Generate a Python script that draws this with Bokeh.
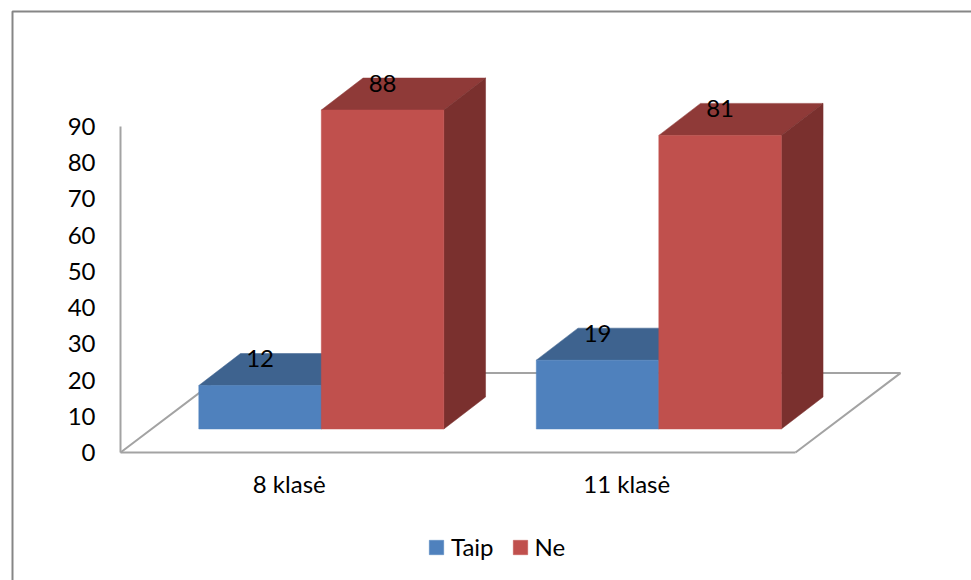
from bokeh.embed import file_html
from bokeh.models import (BoxAnnotation, ColumnDataSource, FixedTicker, Legend, LegendItem,
                          LinearAxis, Range1d)
from bokeh.plotting import figure
from bokeh.resources import INLINE
from bokeh.core.properties import value

# Survey results per grade, percent
classes = ["8 klasė", "11 klasė"]
series_names = ["Taip", "Ne"]
taip = [12, 19]
ne = [88, 81]
y_ticks = [0, 10, 20, 30, 40, 50, 60, 70, 80, 90]

FONT = "Lato"
FONT_SIZE = "24px"
TEXT_COLOR = "#000000"
AXIS_GREY = "#a3a3a3"
BLUE = ("#4f81bd", "#3e638f", "#335378")
RED = ("#c0504d", "#8f3a38", "#7a302e")

# Oblique projection, expressed in axis units: one class is one x unit,
# y is in percent.
BAR_W = 0.363
BAR_LEFT = 0.232
BAR_DX, BAR_DY = 0.1236, 8.83
BASE_Y = 6.48
FLOOR_DX, FLOOR_DY = 0.311, 21.9

W, H = 971, 580
LEFT, BOTTOM = 120, 128
PX_PER_CLASS = 337.5
PX_PER_PCT = 3.625

# The plot frame fills the page; both axes are pinned at the origin inside it
p = figure(width=W, height=H, output_backend="svg", toolbar_location=None,
           x_range=Range1d(-LEFT / PX_PER_CLASS, (W - LEFT) / PX_PER_CLASS),
           y_range=Range1d(-BOTTOM / PX_PER_PCT, (H - BOTTOM) / PX_PER_PCT),
           x_axis_type=None, y_axis_type=None,
           min_border_left=0, min_border_bottom=0,
           min_border_top=0, min_border_right=0)
p.xgrid.visible = False
p.ygrid.visible = False
p.outline_line_color = None
p.background_fill_color = "white"
p.border_fill_color = "white"

n = len(classes)

# Floor of the 3D plot: front edge comes from the x axis, the other three are drawn
p.line([n, n + FLOOR_DX, FLOOR_DX, 0], [0, FLOOR_DY, FLOOR_DY, 0],
       line_color=AXIS_GREY, line_width=2)

yaxis = LinearAxis(ticker=FixedTicker(ticks=y_ticks), bounds=(0, 90), fixed_location=0)
yaxis.axis_line_color = AXIS_GREY
yaxis.axis_line_width = 2
yaxis.major_tick_line_color = None
yaxis.minor_tick_line_color = None
yaxis.major_label_text_font = FONT
yaxis.major_label_text_font_size = FONT_SIZE
yaxis.major_label_text_color = TEXT_COLOR
yaxis.major_label_standoff = 19
p.add_layout(yaxis, "left")

xaxis = LinearAxis(ticker=FixedTicker(ticks=[i + 0.5 for i in range(n)]), bounds=(0, n),
                   fixed_location=0)
xaxis.major_label_overrides = {i + 0.5: c for i, c in enumerate(classes)}
xaxis.axis_line_color = AXIS_GREY
xaxis.axis_line_width = 2
xaxis.major_tick_line_color = None
xaxis.minor_tick_line_color = None
xaxis.major_label_text_font = FONT
xaxis.major_label_text_font_size = FONT_SIZE
xaxis.major_label_text_color = TEXT_COLOR
xaxis.major_label_standoff = 10
p.add_layout(xaxis, "below")


def draw_series(values, slot, colors):
    """Draw one box per class, with its top and side faces, and return the front renderer."""
    lefts = [i + BAR_LEFT + slot * BAR_W for i in range(n)]
    rights = [x + BAR_W for x in lefts]
    tops = [BASE_Y + v for v in values]

    p.patches([[l, l + BAR_DX, r + BAR_DX, r] for l, r in zip(lefts, rights)],
              [[t, t + BAR_DY, t + BAR_DY, t] for t in tops],
              fill_color=colors[1], line_color=colors[1], line_width=0.5)
    p.patches([[r, r + BAR_DX, r + BAR_DX, r] for r in rights],
              [[BASE_Y, BASE_Y + BAR_DY, t + BAR_DY, t] for t in tops],
              fill_color=colors[2], line_color=colors[2], line_width=0.5)
    front = p.quad(left=lefts, right=rights, bottom=BASE_Y, top=tops,
                   fill_color=colors[0], line_color=colors[0], line_width=0.5)

    labels.append(ColumnDataSource(dict(x=[(l + r) / 2 for l, r in zip(lefts, rights)],
                                        y=tops, label=[str(v) for v in values])))
    return front


labels = []
taip_bars = draw_series(taip, 0, BLUE)
ne_bars = draw_series(ne, 1, RED)

# Value labels go on last so that they sit above every face
for src in labels:
    p.text("x", "y", text="label", source=src, text_font=value(FONT),
           text_font_size=FONT_SIZE, text_color=TEXT_COLOR, text_align="center",
           text_baseline="middle", y_offset=-27)

legend = Legend(items=[LegendItem(label=series_names[0], renderers=[taip_bars]),
                       LegendItem(label=series_names[1], renderers=[ne_bars])],
                orientation="horizontal", location=(427, 19),
                background_fill_alpha=0, border_line_color=None,
                glyph_width=18, glyph_height=18, spacing=17, label_standoff=6,
                padding=0, margin=0, label_text_font=FONT,
                label_text_font_size=FONT_SIZE, label_text_color=TEXT_COLOR)
p.add_layout(legend, "center")

# Chart area edge: only its top and left sides fall inside the page
p.add_layout(BoxAnnotation(left=12, right=W + 20, top=11, bottom=H + 20,
                           left_units="canvas", right_units="canvas",
                           top_units="canvas", bottom_units="canvas",
                           fill_alpha=0, line_color="#868686", line_alpha=1, line_width=2))

open("out.html", "w").write(file_html(p, INLINE))
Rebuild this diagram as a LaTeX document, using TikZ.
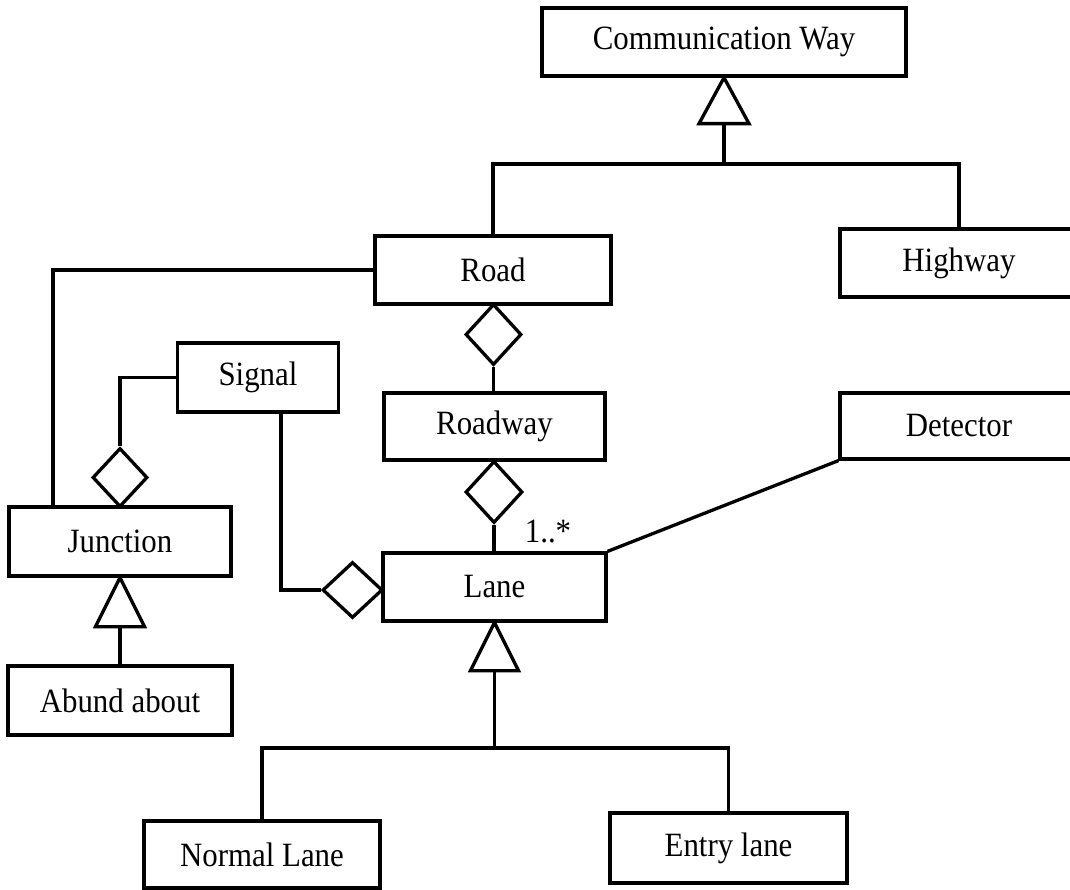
\documentclass[tikz,border=0pt]{standalone}
\usepackage{fontspec}
\setmainfont{Liberation Serif}
\usetikzlibrary{shapes.geometric,calc}
\newcommand{\tallTxt}[1]{\scalebox{0.98}[1.08]{#1}}
\begin{document}
\begin{tikzpicture}[x=1pt,y=-1pt,line width=3.3pt,line join=miter,
  cls/.style={draw,inner sep=0pt,font=\fontsize{31.5}{36}\selectfont},
  agg/.style={draw,diamond,inner sep=0pt},
  lbl/.style={inner sep=0pt,font=\fontsize{31.5}{36}\selectfont}]
\useasboundingbox (0,0) rectangle (1070,890);
\clip (0,0) rectangle (1070,890);
% classes
\node[cls,minimum width=364pt,minimum height=68pt] (cw) at (724,42) {\tallTxt{Communication Way}};
\node[cls,minimum width=236pt,minimum height=68pt] (road) at (493,270) {\tallTxt{Road}};
\node[cls,minimum width=238pt,minimum height=68pt] (highway) at (959,263) {\tallTxt{Highway}};
\node[cls,minimum width=221pt,minimum height=67pt] (roadway) at (494.5,426.5) {\tallTxt{Roadway}};
\node[cls,minimum width=223pt,minimum height=68pt] (lane) at (494.5,587) {\tallTxt{Lane}};
\node[cls,minimum width=161pt,minimum height=69pt] (signal) at (258,377.5) {\tallTxt{Signal}};
\node[cls,minimum width=222pt,minimum height=69pt] (junction) at (120,541.5) {\tallTxt{Junction}};
\node[cls,minimum width=224pt,minimum height=69pt] (abund) at (120,700.5) {\tallTxt{Abund about}};
\node[cls,minimum width=238pt,minimum height=66pt] (detector) at (959,426) {\tallTxt{Detector}};
\node[cls,minimum width=236pt,minimum height=67pt] (normal) at (262,854.5) {\tallTxt{Normal Lane}};
\node[cls,minimum width=237pt,minimum height=70pt] (entry) at (728.5,848) {\tallTxt{Entry lane}};
% aggregation diamonds
\node[agg,minimum width=56pt,minimum height=61pt] (d1) at (493.5,334.5) {};
\node[agg,minimum width=57pt,minimum height=62pt] (d2) at (494,492) {};
\node[agg,minimum width=55pt,minimum height=59pt] (d3) at (120,477.5) {};
\node[agg,minimum width=60pt,minimum height=56pt] (d4) at (352.5,590) {};
% generalization triangles
\draw (cw.south) -- ++(-25,46) -- ++(50,0) -- cycle;
\coordinate (t1b) at ($(cw.south)+(0,46)$);
\draw (junction.south) -- ++(-24.5,49) -- ++(49,0) -- cycle;
\coordinate (t2b) at ($(junction.south)+(0,49)$);
\draw (lane.south) -- ++(-24,48) -- ++(48,0) -- cycle;
\coordinate (t3b) at ($(lane.south)+(0,48)$);
% generalization connectors
\coordinate (h1) at (724,164);
\draw (t1b) -- (h1);
\draw (road.north) |- (h1) -| (highway.north);
\draw (t2b) -- (abund.north);
\coordinate (h3) at (494.5,748);
\draw (t3b) -- (h3);
\draw (normal.north) |- (h3) -| (entry.north);
% associations
\coordinate (jl) at (53,507);
\draw (road.west) -| (jl);
\draw (d1.south) -- (d1.south |- roadway.north);
\draw (d2.south) -- (d2.south |- lane.north);
\draw (signal.west) -| (d3.north);
\coordinate (sb) at (281,412);
\draw (sb) |- (d4.west);
\draw (lane.north east) -- (detector.south west);
\node[lbl] (mult) at (548,532) {\tallTxt{1..*}};
\end{tikzpicture}
\end{document}
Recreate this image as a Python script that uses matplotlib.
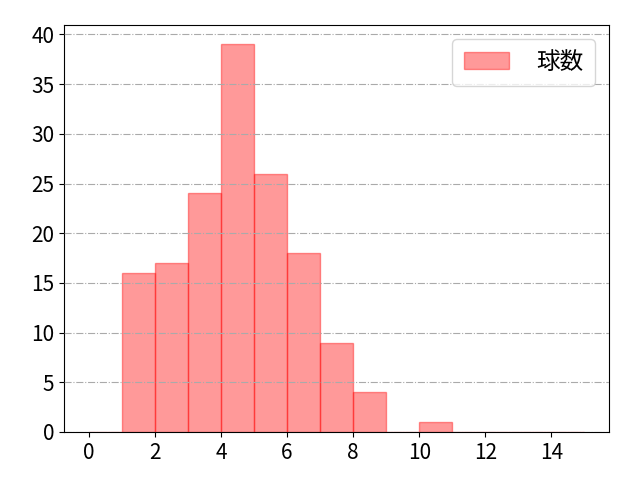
import matplotlib
matplotlib.use('Agg')
import matplotlib.pyplot as plt
import numpy as np

plt.rcParams['font.family'] = ['Noto Sans CJK JP', 'DejaVu Sans']
plt.rcParams['font.size'] = 15

# histogram of pitch counts, one bin per unit from 0 to 15
bin_edges = list(range(0, 16))
counts = [0, 16, 17, 24, 39, 26, 18, 9, 4, 0, 1, 0, 0, 0, 0]
label = '球数'

fig, ax = plt.subplots(figsize=(6.4, 4.8), dpi=100)
centers = np.array(bin_edges[:-1]) + 0.5
ax.hist(centers, bins=bin_edges, weights=counts, color='red', alpha=0.4,
        edgecolor='red', linewidth=1, label=label)
ax.grid(axis='y', linestyle='-.', color='#aaaaaa')
ax.set_axisbelow(False)
ax.set_xticks(range(0, 16, 2))
ax.legend(loc='upper right', fontsize=17, handlelength=1.9,
          handletextpad=1.15, borderpad=0.5, borderaxespad=0.6)

fig.subplots_adjust(left=0.1, right=0.952, top=0.948, bottom=0.1)
fig.savefig('out.png')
------------------------------------------------------------
Pictures stay out. Print the data exactly, from its first line through the line containing "n = len(classes)".

- Answer in full -
Generate a Python script that draws this with Bokeh.
from bokeh.embed import file_html
from bokeh.models import (BoxAnnotation, ColumnDataSource, FixedTicker, Legend, LegendItem,
                          LinearAxis, Range1d)
from bokeh.plotting import figure
from bokeh.resources import INLINE
from bokeh.core.properties import value

# Survey results per grade, percent
classes = ["8 klasė", "11 klasė"]
series_names = ["Taip", "Ne"]
taip = [12, 19]
ne = [88, 81]
y_ticks = [0, 10, 20, 30, 40, 50, 60, 70, 80, 90]

FONT = "Lato"
FONT_SIZE = "24px"
TEXT_COLOR = "#000000"
AXIS_GREY = "#a3a3a3"
BLUE = ("#4f81bd", "#3e638f", "#335378")
RED = ("#c0504d", "#8f3a38", "#7a302e")

# Oblique projection, expressed in axis units: one class is one x unit,
# y is in percent.
BAR_W = 0.363
BAR_LEFT = 0.232
BAR_DX, BAR_DY = 0.1236, 8.83
BASE_Y = 6.48
FLOOR_DX, FLOOR_DY = 0.311, 21.9

W, H = 971, 580
LEFT, BOTTOM = 120, 128
PX_PER_CLASS = 337.5
PX_PER_PCT = 3.625

# The plot frame fills the page; both axes are pinned at the origin inside it
p = figure(width=W, height=H, output_backend="svg", toolbar_location=None,
           x_range=Range1d(-LEFT / PX_PER_CLASS, (W - LEFT) / PX_PER_CLASS),
           y_range=Range1d(-BOTTOM / PX_PER_PCT, (H - BOTTOM) / PX_PER_PCT),
           x_axis_type=None, y_axis_type=None,
           min_border_left=0, min_border_bottom=0,
           min_border_top=0, min_border_right=0)
p.xgrid.visible = False
p.ygrid.visible = False
p.outline_line_color = None
p.background_fill_color = "white"
p.border_fill_color = "white"

n = len(classes)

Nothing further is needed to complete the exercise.